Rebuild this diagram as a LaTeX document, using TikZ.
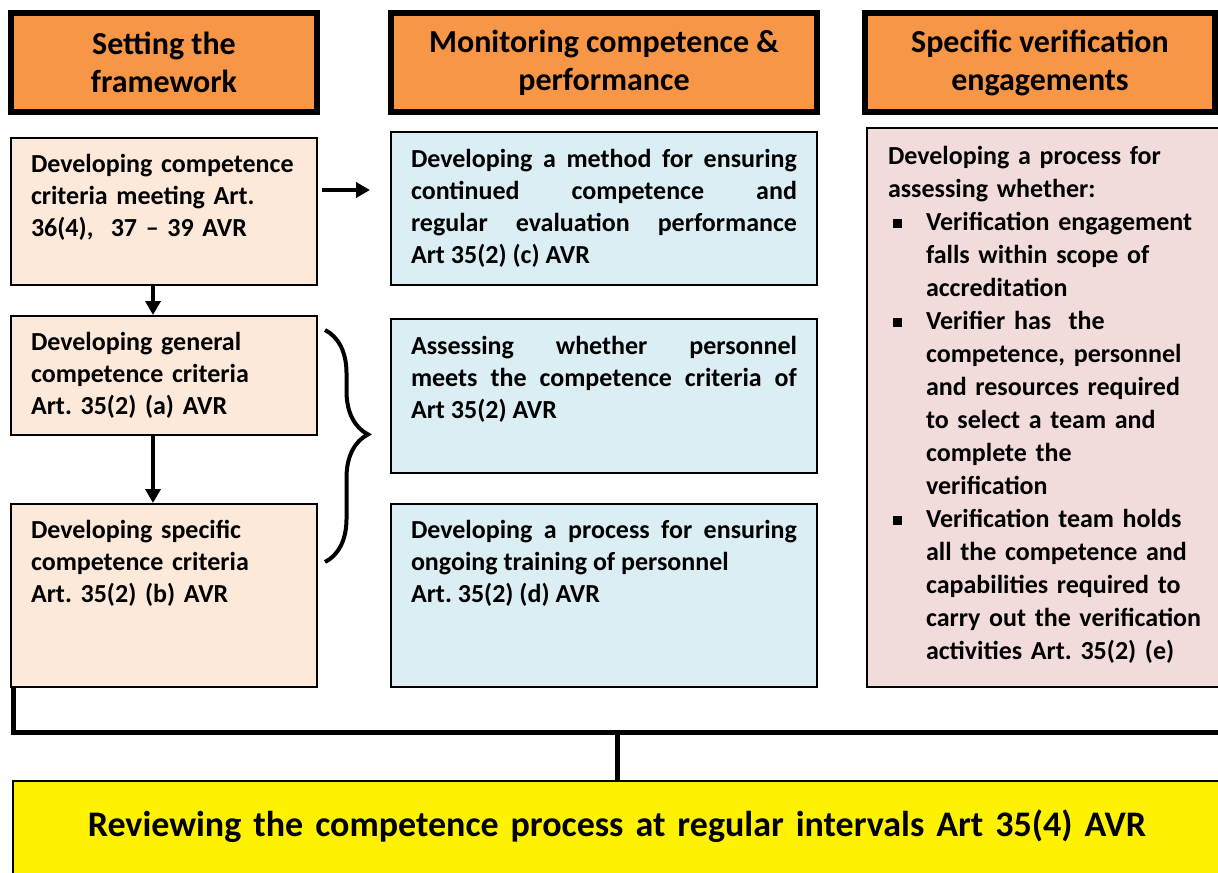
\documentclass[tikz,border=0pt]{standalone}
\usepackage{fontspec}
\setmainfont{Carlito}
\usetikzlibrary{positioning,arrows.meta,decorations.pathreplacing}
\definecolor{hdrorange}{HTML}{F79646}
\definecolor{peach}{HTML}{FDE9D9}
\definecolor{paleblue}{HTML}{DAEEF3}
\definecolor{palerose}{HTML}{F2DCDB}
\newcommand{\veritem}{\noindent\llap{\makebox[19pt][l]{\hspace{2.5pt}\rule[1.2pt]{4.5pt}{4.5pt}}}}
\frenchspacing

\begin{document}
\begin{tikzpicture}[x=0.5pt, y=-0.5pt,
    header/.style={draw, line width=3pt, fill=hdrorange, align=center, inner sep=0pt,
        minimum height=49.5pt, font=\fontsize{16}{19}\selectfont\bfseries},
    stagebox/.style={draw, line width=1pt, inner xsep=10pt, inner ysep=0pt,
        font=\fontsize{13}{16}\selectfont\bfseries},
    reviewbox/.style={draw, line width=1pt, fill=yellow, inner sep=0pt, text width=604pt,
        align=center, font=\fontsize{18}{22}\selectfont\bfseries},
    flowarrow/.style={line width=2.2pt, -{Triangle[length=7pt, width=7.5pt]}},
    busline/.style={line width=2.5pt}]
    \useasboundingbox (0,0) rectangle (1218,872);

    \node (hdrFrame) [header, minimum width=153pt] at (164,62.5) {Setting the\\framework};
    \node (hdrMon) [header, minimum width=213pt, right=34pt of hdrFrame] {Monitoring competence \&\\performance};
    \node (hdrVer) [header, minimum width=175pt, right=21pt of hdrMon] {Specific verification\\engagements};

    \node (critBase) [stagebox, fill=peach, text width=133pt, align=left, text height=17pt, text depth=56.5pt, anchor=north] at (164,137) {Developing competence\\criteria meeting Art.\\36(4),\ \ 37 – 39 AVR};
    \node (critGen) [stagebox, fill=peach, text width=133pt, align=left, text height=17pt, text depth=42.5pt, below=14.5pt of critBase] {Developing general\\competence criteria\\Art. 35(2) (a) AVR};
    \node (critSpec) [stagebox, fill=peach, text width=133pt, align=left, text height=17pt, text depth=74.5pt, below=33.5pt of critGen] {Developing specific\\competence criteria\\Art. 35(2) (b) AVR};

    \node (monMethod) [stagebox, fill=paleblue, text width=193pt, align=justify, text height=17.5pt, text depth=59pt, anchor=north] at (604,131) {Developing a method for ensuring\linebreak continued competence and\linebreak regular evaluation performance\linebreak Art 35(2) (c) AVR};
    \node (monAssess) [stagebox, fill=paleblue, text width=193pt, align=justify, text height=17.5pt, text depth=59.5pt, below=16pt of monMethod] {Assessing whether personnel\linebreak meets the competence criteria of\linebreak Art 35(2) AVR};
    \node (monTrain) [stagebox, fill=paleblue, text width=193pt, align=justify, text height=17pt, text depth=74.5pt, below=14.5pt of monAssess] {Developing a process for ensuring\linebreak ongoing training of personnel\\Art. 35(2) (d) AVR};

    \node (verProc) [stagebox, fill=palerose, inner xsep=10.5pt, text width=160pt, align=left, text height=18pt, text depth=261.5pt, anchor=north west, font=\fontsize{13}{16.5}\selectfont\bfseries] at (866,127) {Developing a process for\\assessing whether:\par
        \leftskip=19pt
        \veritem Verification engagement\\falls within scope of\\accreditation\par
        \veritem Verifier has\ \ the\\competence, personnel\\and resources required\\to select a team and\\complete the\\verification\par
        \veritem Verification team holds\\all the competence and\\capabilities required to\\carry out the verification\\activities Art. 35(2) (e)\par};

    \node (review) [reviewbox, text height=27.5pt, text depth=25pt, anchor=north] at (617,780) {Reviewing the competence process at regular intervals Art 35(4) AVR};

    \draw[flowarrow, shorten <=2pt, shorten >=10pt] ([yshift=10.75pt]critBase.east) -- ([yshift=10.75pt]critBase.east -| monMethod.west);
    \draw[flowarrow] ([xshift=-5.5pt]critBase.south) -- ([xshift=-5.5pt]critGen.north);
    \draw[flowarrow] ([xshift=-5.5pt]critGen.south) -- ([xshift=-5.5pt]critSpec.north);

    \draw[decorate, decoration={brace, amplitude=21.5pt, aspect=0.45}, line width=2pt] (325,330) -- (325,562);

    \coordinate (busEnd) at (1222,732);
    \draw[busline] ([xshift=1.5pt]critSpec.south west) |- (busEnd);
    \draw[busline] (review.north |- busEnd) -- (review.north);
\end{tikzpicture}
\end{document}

# # # # #

▶ _Task statement_
Make an exact copy of the data above, pictures excluded.

▶ _Answer to the exercise_
Rebuild this diagram as a LaTeX document, using TikZ.
\documentclass[tikz,border=0pt]{standalone}
\usepackage{fontspec}
\setmainfont{Carlito}
\usetikzlibrary{positioning,arrows.meta,decorations.pathreplacing}
\definecolor{hdrorange}{HTML}{F79646}
\definecolor{peach}{HTML}{FDE9D9}
\definecolor{paleblue}{HTML}{DAEEF3}
\definecolor{palerose}{HTML}{F2DCDB}
\newcommand{\veritem}{\noindent\llap{\makebox[19pt][l]{\hspace{2.5pt}\rule[1.2pt]{4.5pt}{4.5pt}}}}
\frenchspacing

\begin{document}
\begin{tikzpicture}[x=0.5pt, y=-0.5pt,
    header/.style={draw, line width=3pt, fill=hdrorange, align=center, inner sep=0pt,
        minimum height=49.5pt, font=\fontsize{16}{19}\selectfont\bfseries},
    stagebox/.style={draw, line width=1pt, inner xsep=10pt, inner ysep=0pt,
        font=\fontsize{13}{16}\selectfont\bfseries},
    reviewbox/.style={draw, line width=1pt, fill=yellow, inner sep=0pt, text width=604pt,
        align=center, font=\fontsize{18}{22}\selectfont\bfseries},
    flowarrow/.style={line width=2.2pt, -{Triangle[length=7pt, width=7.5pt]}},
    busline/.style={line width=2.5pt}]
    \useasboundingbox (0,0) rectangle (1218,872);

    \node (hdrFrame) [header, minimum width=153pt] at (164,62.5) {Setting the\\framework};
    \node (hdrMon) [header, minimum width=213pt, right=34pt of hdrFrame] {Monitoring competence \&\\performance};
    \node (hdrVer) [header, minimum width=175pt, right=21pt of hdrMon] {Specific verification\\engagements};

    \node (critBase) [stagebox, fill=peach, text width=133pt, align=left, text height=17pt, text depth=56.5pt, anchor=north] at (164,137) {Developing competence\\criteria meeting Art.\\36(4),\ \ 37 – 39 AVR};
    \node (critGen) [stagebox, fill=peach, text width=133pt, align=left, text height=17pt, text depth=42.5pt, below=14.5pt of critBase] {Developing general\\competence criteria\\Art. 35(2) (a) AVR};
    \node (critSpec) [stagebox, fill=peach, text width=133pt, align=left, text height=17pt, text depth=74.5pt, below=33.5pt of critGen] {Developing specific\\competence criteria\\Art. 35(2) (b) AVR};

    \node (monMethod) [stagebox, fill=paleblue, text width=193pt, align=justify, text height=17.5pt, text depth=59pt, anchor=north] at (604,131) {Developing a method for ensuring\linebreak continued competence and\linebreak regular evaluation performance\linebreak Art 35(2) (c) AVR};
    \node (monAssess) [stagebox, fill=paleblue, text width=193pt, align=justify, text height=17.5pt, text depth=59.5pt, below=16pt of monMethod] {Assessing whether personnel\linebreak meets the competence criteria of\linebreak Art 35(2) AVR};
    \node (monTrain) [stagebox, fill=paleblue, text width=193pt, align=justify, text height=17pt, text depth=74.5pt, below=14.5pt of monAssess] {Developing a process for ensuring\linebreak ongoing training of personnel\\Art. 35(2) (d) AVR};

    \node (verProc) [stagebox, fill=palerose, inner xsep=10.5pt, text width=160pt, align=left, text height=18pt, text depth=261.5pt, anchor=north west, font=\fontsize{13}{16.5}\selectfont\bfseries] at (866,127) {Developing a process for\\assessing whether:\par
        \leftskip=19pt
        \veritem Verification engagement\\falls within scope of\\accreditation\par
        \veritem Verifier has\ \ the\\competence, personnel\\and resources required\\to select a team and\\complete the\\verification\par
        \veritem Verification team holds\\all the competence and\\capabilities required to\\carry out the verification\\activities Art. 35(2) (e)\par};

    \node (review) [reviewbox, text height=27.5pt, text depth=25pt, anchor=north] at (617,780) {Reviewing the competence process at regular intervals Art 35(4) AVR};

    \draw[flowarrow, shorten <=2pt, shorten >=10pt] ([yshift=10.75pt]critBase.east) -- ([yshift=10.75pt]critBase.east -| monMethod.west);
    \draw[flowarrow] ([xshift=-5.5pt]critBase.south) -- ([xshift=-5.5pt]critGen.north);
    \draw[flowarrow] ([xshift=-5.5pt]critGen.south) -- ([xshift=-5.5pt]critSpec.north);

    \draw[decorate, decoration={brace, amplitude=21.5pt, aspect=0.45}, line width=2pt] (325,330) -- (325,562);

    \coordinate (busEnd) at (1222,732);
    \draw[busline] ([xshift=1.5pt]critSpec.south west) |- (busEnd);
    \draw[busline] (review.north |- busEnd) -- (review.north);
\end{tikzpicture}
\end{document}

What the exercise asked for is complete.